AI assistance in security engineering: useful for drafts, not for judgment

Security engineering has a higher verification bar than most software development. A wrong database query is annoying. A wrong access control policy is a breach in waiting. That difference changes how AI tools are useful in this domain — not less useful, but useful in a different shape.

Where they actually help

Detection rule drafts. Writing Sigma or KQL from scratch is mostly mechanical: match this field, join to that table, exclude known-good activity. An AI produces a competent first draft from a plain-English behavior description. The draft will usually be wrong in exactly one specific way — wrong field name, wrong normalization, a clause that fires on benign activity. Fixing one specific flaw is much faster than starting with a blank editor.

Config and policy comparison. "What's different between these two IAM policies?" or "Does this firewall rule actually do what the comment says?" are tasks where an AI reads faster than you do and catches obvious gaps. It will not catch subtle semantic differences — does sts:AssumeRole with this condition actually scope to what you intend given the service's actual authorization behavior? — but it catches the obvious stuff, which is often enough to find what you need to look at.

Unfamiliar log formats. When you're looking at a SBC's syslog schema, an enterprise firewall's proprietary audit format, or a cloud provider's activity trail for a service you don't work with daily, asking an AI to explain the fields and flag what looks anomalous is faster than reading vendor docs cold. The output still needs verification against the actual behavior of the system — but it's a faster start.

Writing the mechanical parts. Runbooks, change requests, post-incident summaries, documentation for a detection alert.
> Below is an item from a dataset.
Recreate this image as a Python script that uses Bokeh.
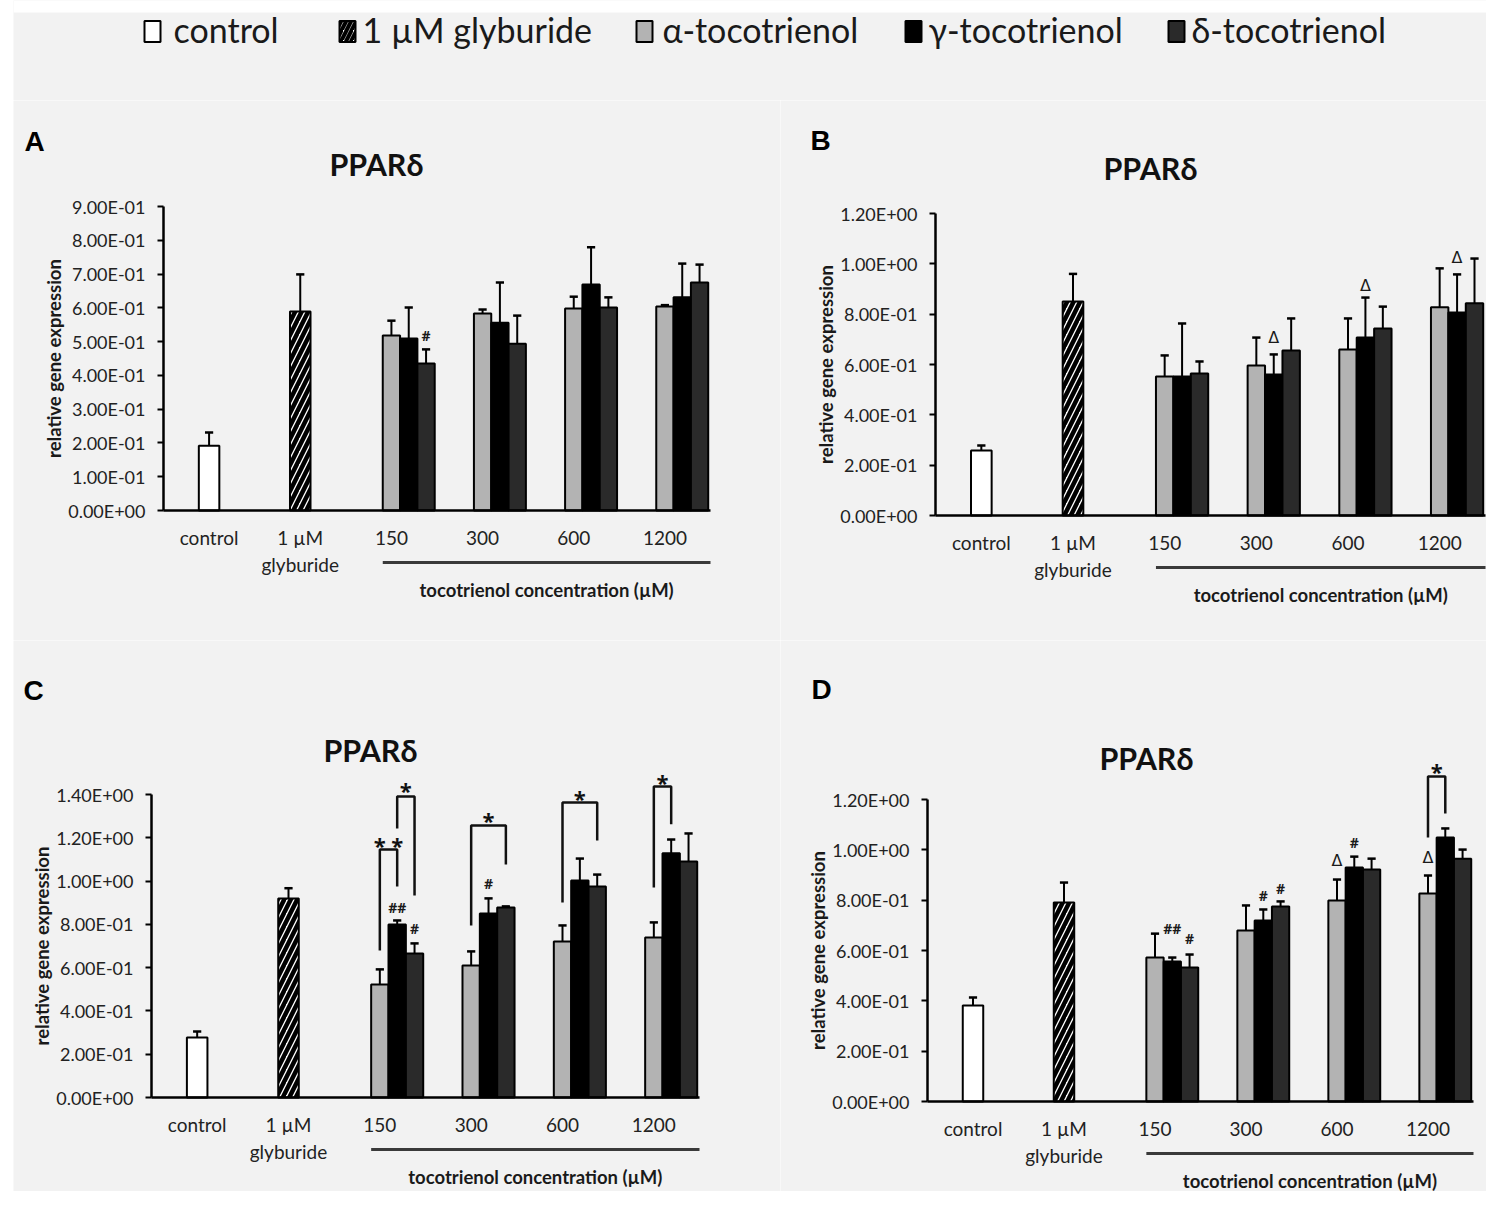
import math
from bokeh.plotting import figure
from bokeh.models import FixedTicker, Range1d, Spacer
from bokeh.layouts import column, row
from bokeh.embed import file_html
from bokeh.resources import INLINE
from bokeh.core.properties import value

BG = "#f2f2f2"
FONT = "Lato"

# ---------------- data ----------------
categories = ["control", "1 µM\nglyburide", "150", "300", "600", "1200"]
series_names = ["control", "1 µM glyburide", "α-tocotrienol", "γ-tocotrienol", "δ-tocotrienol"]
panel_letters = ["A", "B", "C", "D"]
panel_title = "PPARδ"
x_group_title = "tocotrienol concentration (µM)"
y_title = "relative gene expression"

# Panel A
A_ref = [0.192, 0.589]            # control, 1 µM glyburide
A_ref_sd = [0.039, 0.110]
A_alpha = [0.518, 0.583, 0.598, 0.604]
A_alpha_sd = [0.044, 0.012, 0.035, 0.004]
A_gamma = [0.509, 0.556, 0.669, 0.631]
A_gamma_sd = [0.092, 0.119, 0.110, 0.100]
A_delta = [0.435, 0.494, 0.601, 0.675]
A_delta_sd = [0.042, 0.083, 0.030, 0.053]
A_yticks = [0, 0.1, 0.2, 0.3, 0.4, 0.5, 0.6, 0.7, 0.8, 0.9]
A_ylabels = ["0.00E+00", "1.00E-01", "2.00E-01", "3.00E-01", "4.00E-01",
             "5.00E-01", "6.00E-01", "7.00E-01", "8.00E-01", "9.00E-01"]
A_marks = [(0, 2, "#", 0.518)]
A_brackets = []

# Panel B
B_ref = [0.258, 0.850]
B_ref_sd = [0.020, 0.110]
B_alpha = [0.552, 0.596, 0.660, 0.827]
B_alpha_sd = [0.084, 0.111, 0.123, 0.155]
B_gamma = [0.552, 0.560, 0.707, 0.807]
B_gamma_sd = [0.211, 0.080, 0.159, 0.151]
B_delta = [0.564, 0.656, 0.743, 0.843]
B_delta_sd = [0.048, 0.127, 0.087, 0.178]
B_yticks = [0, 0.2, 0.4, 0.6, 0.8, 1.0, 1.2]
B_ylabels = ["0.00E+00", "2.00E-01", "4.00E-01", "6.00E-01", "8.00E-01", "1.00E+00", "1.20E+00"]
B_marks = [(1, 1, "Δ", 0.707), (2, 1, "Δ", 0.914), (3, 1, "Δ", 1.025)]
B_brackets = []

# Panel C
C_ref = [0.277, 0.920]
C_ref_sd = [0.028, 0.047]
C_alpha = [0.522, 0.610, 0.721, 0.739]
C_alpha_sd = [0.070, 0.065, 0.074, 0.070]
C_gamma = [0.799, 0.850, 1.003, 1.128]
C_gamma_sd = [0.019, 0.070, 0.101, 0.064]
C_delta = [0.665, 0.878, 0.975, 1.091]
C_delta_sd = [0.047, 0.005, 0.055, 0.129]
C_yticks = [0, 0.2, 0.4, 0.6, 0.8, 1.0, 1.2, 1.4]
C_ylabels = ["0.00E+00", "2.00E-01", "4.00E-01", "6.00E-01", "8.00E-01",
             "1.00E+00", "1.20E+00", "1.40E+00"]
C_marks = [(0, 1, "##", 0.878), (0, 2, "#", 0.781), (1, 1, "#", 0.989)]
# (group, left series, right series, left foot, top, right foot, label, label y)
C_brackets = [(0, 0, 1, 0.679, 1.146, 0.975, "* *", 1.188),
              (0, 1, 2, 1.243, 1.391, 0.933, "*", 1.442),
              (1, 0, 2, 0.795, 1.257, 1.077, "*", 1.303),
              (2, 0, 2, 0.901, 1.363, 1.188, "*", 1.405),
              (3, 0, 1, 0.970, 1.437, 1.262, "*", 1.479)]

# Panel D
D_ref = [0.381, 0.791]
D_ref_sd = [0.032, 0.079]
D_alpha = [0.572, 0.679, 0.799, 0.826]
D_alpha_sd = [0.095, 0.100, 0.083, 0.072]
D_gamma = [0.556, 0.719, 0.930, 1.049]
D_gamma_sd = [0.016, 0.044, 0.043, 0.036]
D_delta = [0.532, 0.775, 0.922, 0.965]
D_delta_sd = [0.052, 0.020, 0.043, 0.036]
D_yticks = [0, 0.2, 0.4, 0.6, 0.8, 1.0, 1.2]
D_ylabels = ["0.00E+00", "2.00E-01", "4.00E-01", "6.00E-01", "8.00E-01", "1.00E+00", "1.20E+00"]
D_marks = [(0, 1, "##", 0.687), (0, 2, "#", 0.648), (1, 1, "#", 0.818), (1, 2, "#", 0.846),
           (2, 0, "Δ", 0.957), (2, 1, "#", 1.029), (3, 0, "Δ", 0.969)]
D_brackets = [(3, 0, 1, 1.049, 1.291, 1.144, "*", 1.335)]

# ---------------- style ----------------
series_fill = ["white", "white", "#b3b3b3", "#000000", "#2a2a2a"]
REF_W = 0.225
BAR_W = 0.19

# page-pixel layout of each panel (left, top, right, bottom, axis x0, axis x6, axis y0, axis ytop)
GEOM = {
    "A": dict(left=13, top=100, right=780, bottom=640, x0=163, x6=710, y0=510, ytop=206,
              title=(376, 163), letter=(34, 141)),
    "B": dict(left=780, top=100, right=1486, bottom=640, x0=935, x6=1485, y0=515, ytop=213,
              title=(1150, 167), letter=(820, 140)),
    "C": dict(left=13, top=640, right=780, bottom=1191, x0=151, x6=699, y0=1097, ytop=794,
              title=(370, 749), letter=(33, 690)),
    "D": dict(left=780, top=640, right=1486, bottom=1191, x0=927, x6=1473, y0=1101, ytop=799,
              title=(1146, 757), letter=(821, 689)),
}


def make_panel(name, ymax, yticks, ylabels, ref, ref_sd, series, marks, brackets):
    g = GEOM[name]
    W = g["right"] - g["left"]
    H = g["bottom"] - g["top"]
    w = (g["x6"] - g["x0"]) / 6.0
    k = (g["y0"] - g["ytop"]) / ymax
    xs = -(g["x0"] - g["left"]) / w
    xe = 6 + (g["right"] - g["x6"]) / w
    ys = -(g["bottom"] - g["y0"]) / k
    ye = ymax + (g["ytop"] - g["top"]) / k

    def X(px):
        return xs + (px - g["left"]) / w

    def Y(py):
        return (g["y0"] - py) / k

    p = figure(width=W, height=H, x_range=Range1d(xs, xe), y_range=Range1d(ys, ye),
               output_backend="svg", toolbar_location=None, min_border=0,
               background_fill_color=BG, border_fill_color=BG, outline_line_color=None)
    p.grid.visible = False

    # x axis (category axis) at y = 0
    xa = p.xaxis[0]
    xa.fixed_location = 0
    xa.bounds = (0, 6)
    xticks = [i + 0.5 for i in range(len(categories))]
    xa.ticker = FixedTicker(ticks=xticks)
    xa.major_label_overrides = {t: c for t, c in zip(xticks, categories)}
    xa.major_tick_line_color = None
    xa.major_tick_out = 0
    xa.major_tick_in = 0
    xa.minor_tick_line_color = None
    xa.axis_line_width = 2.5
    xa.axis_line_color = "black"
    xa.major_label_text_font = FONT
    xa.major_label_text_font_size = "19px"
    xa.major_label_text_color = "#222222"
    xa.major_label_standoff = 15

    # y axis at x = 0
    ya = p.yaxis[0]
    ya.fixed_location = 0
    ya.bounds = (0, ymax)
    ya.ticker = FixedTicker(ticks=yticks)
    ya.major_label_overrides = {t: l for t, l in zip(yticks, ylabels)}
    ya.major_tick_out = 6
    ya.major_tick_in = 0
    ya.major_tick_line_width = 2
    ya.minor_tick_line_color = None
    ya.axis_line_width = 2.5
    ya.axis_line_color = "black"
    ya.major_label_text_font = FONT
    ya.major_label_text_font_size = "18px"
    ya.major_label_text_color = "#222222"
    ya.major_label_standoff = 12

    err_x, err_y0, err_y1 = [], [], []

    # control bar
    p.vbar(x=[0.5], top=[ref[0]], width=REF_W, bottom=0, fill_color=series_fill[0],
           line_color="black", line_width=2)
    # glyburide bar (hatched)
    p.vbar(x=[1.5], top=[ref[1]], width=REF_W, bottom=0, fill_color=series_fill[1],
           line_color="black", line_width=2, hatch_pattern=value("/"),
           hatch_color="black", hatch_weight=4.5, hatch_scale=13)
    for i in range(2):
        err_x.append(i + 0.5)
        err_y0.append(ref[i])
        err_y1.append(ref[i] + ref_sd[i])

    # tocotrienol groups
    for s, (vals, sds) in enumerate(series):
        bx = [gi + 2.5 + s * BAR_W for gi in range(len(vals))]
        p.vbar(x=bx, top=vals, width=BAR_W, bottom=0, fill_color=series_fill[2 + s],
               line_color="black", line_width=2)
        for xv, v, sd in zip(bx, vals, sds):
            err_x.append(xv)
            err_y0.append(v)
            err_y1.append(v + sd)

    cap = 0.045
    p.segment(x0=err_x, y0=err_y0, x1=err_x, y1=err_y1, line_color="black", line_width=2)
    p.segment(x0=[x - cap for x in err_x], y0=err_y1, x1=[x + cap for x in err_x], y1=err_y1,
              line_color="black", line_width=2.5)

    # significance marks
    if marks:
        hx = [m[0] + 2.5 + m[1] * BAR_W for m in marks if m[2] != "Δ"]
        hy = [m[3] for m in marks if m[2] != "Δ"]
        ht = [m[2] for m in marks if m[2] != "Δ"]
        if ht:
            p.text(x=hx, y=hy, text=ht, text_font=value("Open Sans"), text_font_size="14px",
                   text_font_style="bold", text_align="center", text_baseline="middle",
                   text_color="#1a1a1a")
        dx = [m[0] + 2.5 + m[1] * BAR_W for m in marks if m[2] == "Δ"]
        dy = [m[3] for m in marks if m[2] == "Δ"]
        dt = [m[2] for m in marks if m[2] == "Δ"]
        if dt:
            p.text(x=dx, y=dy, text=dt, text_font=value("DejaVu Sans"), text_font_size="16px",
                   text_align="center", text_baseline="middle", text_color="#1a1a1a")

    # brackets
    if brackets:
        bxs, bys, lx, ly, lt = [], [], [], [], []
        for (gi, sl, sr, yl, yt, yr, lab, laby) in brackets:
            xl = gi + 2.5 + sl * BAR_W
            xr = gi + 2.5 + sr * BAR_W
            bxs.append([xl, xl, xr, xr])
            bys.append([yl, yt, yt, yr])
            lx.append((xl + xr) / 2)
            ly.append(laby)
            lt.append(lab)
        p.multi_line(xs=bxs, ys=bys, line_color="#111111", line_width=2.5)
        p.text(x=lx, y=ly, text=lt, text_font=value("Open Sans"), text_font_size="22px",
               text_font_style="bold", text_align="center", text_baseline="middle",
               text_color="#111111", y_offset=5)

    # group underline and label
    p.segment(x0=[2.5 - BAR_W / 2], y0=[Y(g["y0"] + 52)], x1=[6.0], y1=[Y(g["y0"] + 52)],
              line_color="#3a3a3a", line_width=3)
    p.text(x=[(2.5 - BAR_W / 2 + 6.0) / 2], y=[Y(g["y0"] + 79)], text=[x_group_title],
           text_font=value(FONT), text_font_size="18.5px", text_font_style="bold",
           text_align="center", text_baseline="middle", text_color="#1a1a1a")

    # y title
    p.text(x=[X(g["x0"] - 110)], y=[ymax / 2], text=[y_title], angle=math.pi / 2,
           text_font=value(FONT), text_font_size="18.5px", text_font_style="bold",
           text_align="center", text_baseline="middle", text_color="#1a1a1a")

    # panel title and letter
    tx, ty = g["title"]
    p.text(x=[X(tx)], y=[Y(ty)], text=[panel_title], text_font=value(FONT),
           text_font_size="30.5px", text_font_style="bold", text_align="center",
           text_baseline="middle", text_color="#111111")
    lx0, ly0 = g["letter"]
    p.text(x=[X(lx0)], y=[Y(ly0)], text=[name], text_font=value("Liberation Sans"),
           text_font_size="28px", text_font_style="bold", text_align="center",
           text_baseline="middle", text_color="black")
    return p


pA = make_panel("A", 0.9, A_yticks, A_ylabels, A_ref, A_ref_sd,
                [(A_alpha, A_alpha_sd), (A_gamma, A_gamma_sd), (A_delta, A_delta_sd)],
                A_marks, A_brackets)
pB = make_panel("B", 1.2, B_yticks, B_ylabels, B_ref, B_ref_sd,
                [(B_alpha, B_alpha_sd), (B_gamma, B_gamma_sd), (B_delta, B_delta_sd)],
                B_marks, B_brackets)
pC = make_panel("C", 1.4, C_yticks, C_ylabels, C_ref, C_ref_sd,
                [(C_alpha, C_alpha_sd), (C_gamma, C_gamma_sd), (C_delta, C_delta_sd)],
                C_marks, C_brackets)
pD = make_panel("D", 1.2, D_yticks, D_ylabels, D_ref, D_ref_sd,
                [(D_alpha, D_alpha_sd), (D_gamma, D_gamma_sd), (D_delta, D_delta_sd)],
                D_marks, D_brackets)

# ---------------- legend strip (page top to y = 100) ----------------
LW, LH = 1473, 100
leg = figure(width=LW, height=LH, x_range=Range1d(0, LW), y_range=Range1d(0, LH),
             output_backend="svg", toolbar_location=None, min_border=0,
             background_fill_color=BG, border_fill_color=BG, outline_line_color=None,
             x_axis_location=None, y_axis_location=None)
leg.grid.visible = False
# white page margin above the grey panel area
leg.quad(left=[0], right=[LW], bottom=[LH - 12], top=[LH], fill_color="white", line_color=None)
box_cx = [139, 334, 631, 900, 1163]
text_x = [160, 349, 649, 915, 1178]
for i in range(5):
    kw = dict(fill_color=series_fill[i], line_color="black", line_width=2)
    if i == 1:
        kw.update(hatch_pattern=value("/"), hatch_color="black", hatch_weight=4, hatch_scale=10)
    leg.rect(x=[box_cx[i]], y=[69], width=16, height=21, **kw)
leg.text(x=text_x, y=[71] * 5, text=series_names, text_font=value(FONT),
         text_font_size="34px", text_align="left", text_baseline="middle",
         text_color="#1a1a1a")

layout = row(Spacer(width=13, height=1191),
             column(leg, row(pA, pB), row(pC, pD)))

open("out.html", "w").write(file_html(layout, INLINE))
The AI produces a serviceable draft; you edit for accuracy and judgment. The time savings is real.

Where they fail specifically in security work

Trust path analysis. "Is this IAM policy safe?" will get you a confident answer that is frequently wrong in the ways that matter. AWS, GCP, and Azure IAM semantics are non-obvious, version-sensitive, and full of corner cases that vary by service. An AI will tell you the policy looks right. It will not tell you that a specific combination of permissions and trust conditions enables a privilege escalation path given the service's actual runtime behavior. That analysis requires someone who understands both the policy language and what the service actually does under authorization.

Incident diagnosis. An AI will produce plausible hypotheses from log samples. It will miss the cause that requires knowing what the system normally looks like — which requires having seen it. Incident work is not pattern matching against training data, it's differential diagnosis against a specific system's baseline. You own that.

Anything the output can't be verified against. In security work, "this looks right" is not sufficient for firewall rules, access policies, authentication flows, secret handling, or cryptographic implementations. If you cannot verify the output against the actual system behavior or an authoritative specification, don't ship it.

The specific failure mode

The worst case is not AI generating obviously wrong output. It's AI generating plausible output that is wrong in a way that is hard to see — the correct-looking IAM policy with one condition that doesn't do what you think, the detection rule that suppresses the alert you actually needed.

The engineers who use AI tools effectively in security work treat every output as a hypothesis that requires verification against the system, the actual policy semantics, or the actual protocol behavior. Not against the AI's description of those things. Against the primary source.

That is the skill. The AI handles generation. You own verification.